British reconnaissance showed that up to 100,000 Indonesian troops, whose Jap materiel included 62 planes, were massing in central Java. The British themselves began landing a second division, rushed up more warships and planes. Most of the British troops were Indian soldiers who had little liking for the job.

Soekarno appealed in vain to his followers to stop fighting. Bespectacled, experienced Hubertus van Mook, the acting Governor, had his ears pinned back by his Government for deigning to confer with Soekarno. The Dutch do not want to lose the richest part of their empire, do not forget that Soekarno was chief Jap puppet in Java, and still hate to admit that Indonesia may have matured politically during the Jap occupation. They told Van Mook that he might deal with other native leaders, but never with Soekarno.

The Nationalists. Events have already brought trim, smooth-talking Soekarno a luxurious house in Batavia's European section. There he gladly poses for homey pictures with his beautiful Javanese second wife and ten-month-old son. He brushes aside queries about his anti-Allied broadcasts and his wartime trip to Japan by claiming that he merely cooperated to get concessions for his people. If the interviewer keeps on questioning him about collaboration, there is usually an intermission while handsome Indonesian girls serve cakes and hot ginger water.

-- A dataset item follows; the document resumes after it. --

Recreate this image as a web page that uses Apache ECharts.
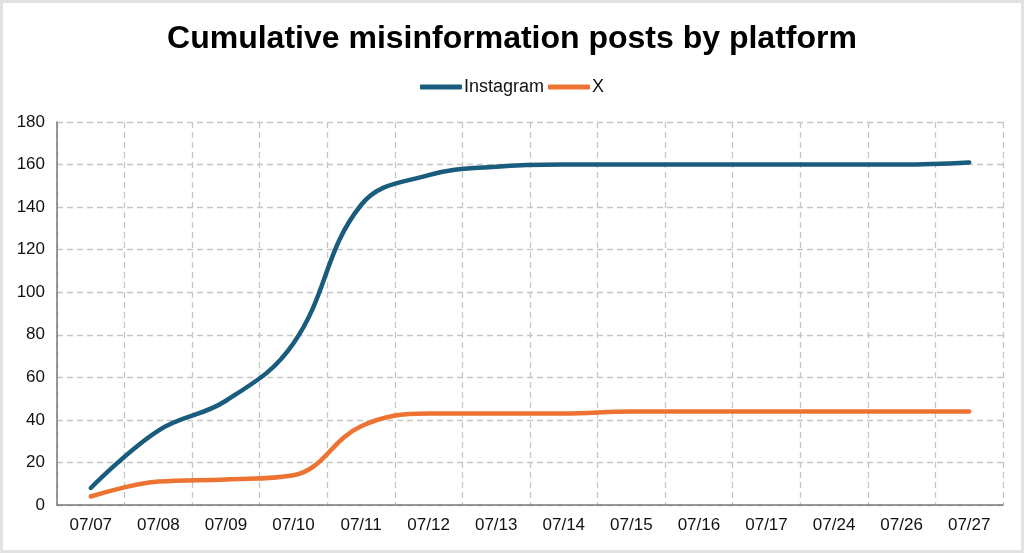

If eloquent Soekarno is the Kerensky of the Indonesian revolution, his vice president, Mohammed Hatta, 43, may be the Lenin. Sharp, shrewd, European-educated Hatta formed his first nationalist group at 15, like Soekarno was exiled by the Dutch.

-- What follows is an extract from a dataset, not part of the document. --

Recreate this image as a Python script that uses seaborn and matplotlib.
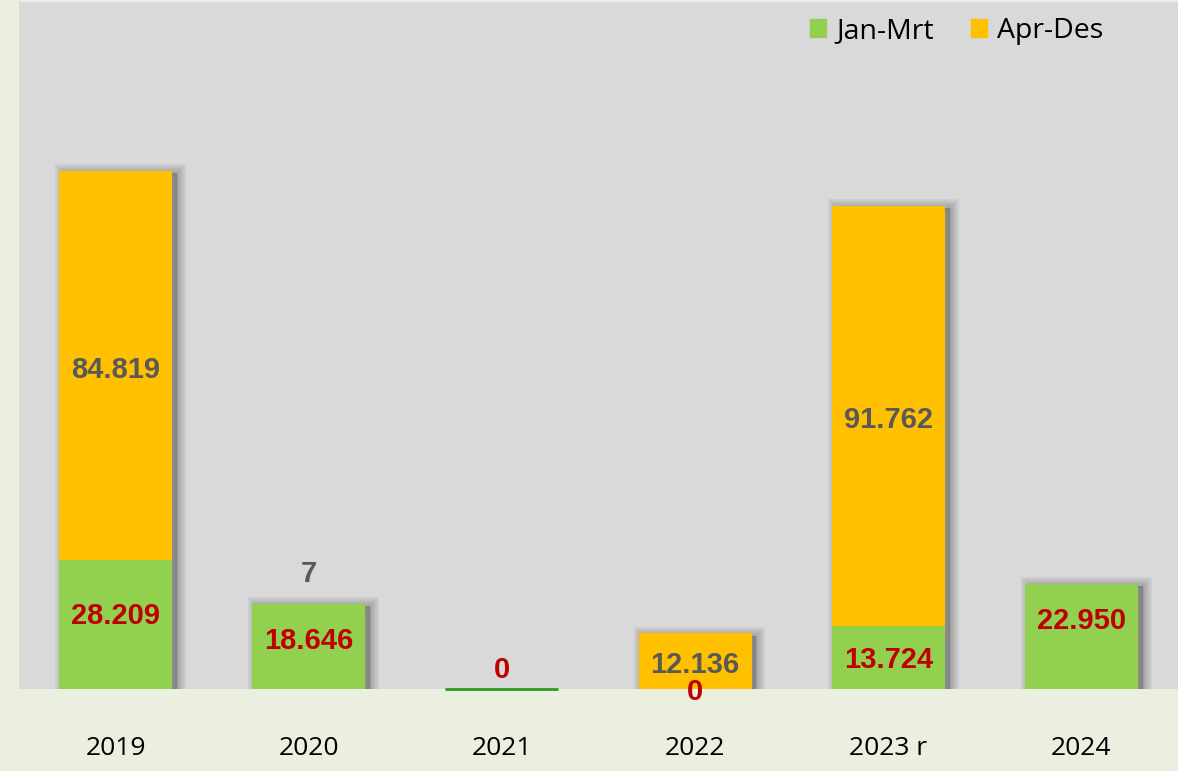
import matplotlib
matplotlib.use("Agg")
import matplotlib.pyplot as plt
import matplotlib.patheffects as pe
from matplotlib.patches import Patch
import numpy as np
import pandas as pd
import seaborn as sns

# Quarterly split per year.
years = ["2019", "2020", "2021", "2022", "2023 r", "2024"]
jan_mrt = [28209, 18646, 0, 0, 13724, 22950]
apr_des = [84819, 7, None, 12136, 91762, None]

GREEN = "#92D050"
ORANGE = "#FFC000"
RED = "#C00000"
GREY_TXT = "#595959"

df = pd.DataFrame({"year": years, "jan": jan_mrt, "apr": apr_des})
df["total"] = df["jan"] + df["apr"].fillna(0)

sns.set_theme(style="white")
plt.rcParams["font.family"] = ["Open Sans", "DejaVu Sans"]

fig = plt.figure(figsize=(11.78, 7.71), dpi=100, facecolor="#EBEFE0")
ax = fig.add_axes([19 / 1178, 82 / 771, 1159 / 1178, 687 / 771])
ax.set_facecolor("#D9D9D9")

# stacked bars: orange total first, green Jan-Mrt on top of it
sns.barplot(data=df, x="year", y="total", color=ORANGE, saturation=1, width=0.585,
            linewidth=0, ax=ax)
sns.barplot(data=df, x="year", y="jan", color=GREEN, saturation=1, width=0.585,
            linewidth=0, ax=ax)

n = len(df)
# soft drop shadow, faked with a few translucent grey outlines of growing width
shadow = [pe.PathPatchEffect(offset=(3.5, -1.5), facecolor="#404040", edgecolor="#404040",
                             linewidth=w, alpha=0.08)
          for w in (13, 10, 7, 4, 1)]
shadow += [pe.Normal()]
for i, p in enumerate(ax.patches[:n]):
    if p.get_height() > 0:
        p.set_path_effects(shadow)
for i, p in enumerate(ax.patches[n:2 * n]):
    if p.get_height() == 0 and df["total"].iloc[i] == 0:
        p.set_edgecolor("#2E9A1E")
        p.set_linewidth(2)
        p.set_clip_on(False)

ax.set_xlim(-0.5, 5.5)
ax.set_ylim(0, 150000)
ax.set_yticks([])
ax.set_xlabel("")
ax.set_ylabel("")
for s in ax.spines.values():
    s.set_visible(False)
ax.tick_params(axis="x", length=0, pad=34, labelsize=19, labelcolor="black")

lab_font = dict(family=["Liberation Sans", "DejaVu Sans"], fontsize=21,
                fontweight="bold", ha="center", va="center")


def fmt(v):
    return f"{v:,.0f}".replace(",", ".")


# Jan-Mrt labels (red), nudged like in the reference
jan_off = {0: 6, 1: 4, 2: 14, 3: -2, 4: -2, 5: 11}
for i, v in enumerate(df["jan"]):
    ax.annotate(fmt(v), (i, v / 2), xytext=(0, jan_off.get(i, 0)),
                textcoords="offset points", color=RED, annotation_clip=False, **lab_font)

# Apr-Des labels (grey)
for i, (j, v) in enumerate(zip(df["jan"], df["apr"])):
    if pd.isna(v):
        continue
    if v < 1000:
        ax.annotate(fmt(v), (i, j + v), xytext=(0, 21),
                    textcoords="offset points", color=GREY_TXT, **lab_font)
    else:
        ax.annotate(fmt(v), (i, j + v / 2), xytext=(0, -3),
                    textcoords="offset points", color=GREY_TXT, **lab_font)

handles = [Patch(color=GREEN, label="Jan-Mrt"), Patch(color=ORANGE, label="Apr-Des")]
leg = fig.legend(handles=handles, loc="center left", bbox_to_anchor=(784 / 1178, 1 - 31 / 771),
                 ncol=2, frameon=False, fontsize=20.5, handlelength=0.58, handleheight=0.58,
                 handletextpad=0.35, columnspacing=1.3)
for t in leg.get_texts():
    t.set_color("black")

fig.savefig("out.png", dpi=100, facecolor=fig.get_facecolor())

The two apparently do not wholly trust each other, are usually interviewed together so that each can check on what the other says. Hatta drafted the movement's constitution, which is full of escape clauses (the President has dictatorial powers "at critical times;" freedom of speech and assembly are not guaranteed, but "shall be provided").

The movement's third significant figure and elder statesman is Palim, 61, one of its founders. He worked in the Dutch colonial service for many years, led an undercover drive for independence until 1938, is now consulted by the younger leaders on all major problems. Warn Palim: "We have had 350 years of promises from the Dutch: We want no more of them. If you want to start Armageddon again, send the Dutch back to Indonesia." Asked if he would prefer British colonial administration to Dutch rule, he retorted: "Would you rather be bitten by a cat than a dog?"